The tremendous opportunity that digital agriculture presents for balancing agricultural productivity with sustainability has encouraged a growing ecosystem of companies seeking to innovate in this space.
Demand for employees
This has created high demand for employees who have computer science skills grounded in a working knowledge of agricultural systems.
The University of Illinois College of ACES and Grainger College of Engineering offer two interdisciplinary undergraduate majors that help students develop the skillsets that prepare them to participate in the digital agriculture industry
Students pursuing these degrees are eligible for scholarships to support their study, and they can participate in a Digital Agriculture club that helps them go beyond the classroom to build relationships with their peers and industry leaders.
So how do we help students overcome the digital divide in high school computer science training opportunities so that they may pursue the career opportunities open to CS+CPSC and CS+ANSC majors at the University of Illinois?
One way we’re addressing this is through our summer course in digital agriculture for high school students.
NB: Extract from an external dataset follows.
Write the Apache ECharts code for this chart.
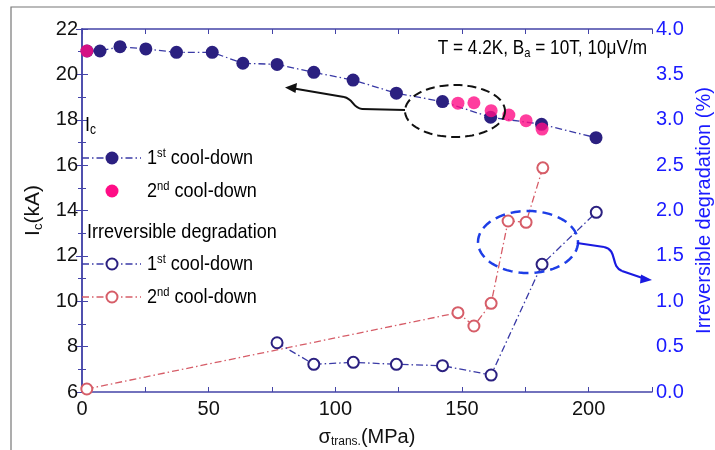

This course helps provide an on-ramp to digital agriculture programs at U of I by training students in some of the computer science skills, grounded in an agricultural context, needed to enroll in these programs.
The program is clearly only a drop in the bucket.
We need to find ways to extend these opportunities to a much wider group of students, through online modules and through groups such as 4H and FFA that already have a presence in high schools. This won’t solve the entire disparity in access, but perhaps by showing some small initial success, we’ll begin to see a movement in our educational system to make these opportunities more available to students across our state, helping them build the toolkits needed to participate in this rapidly changing and diversifying set of career opportunities.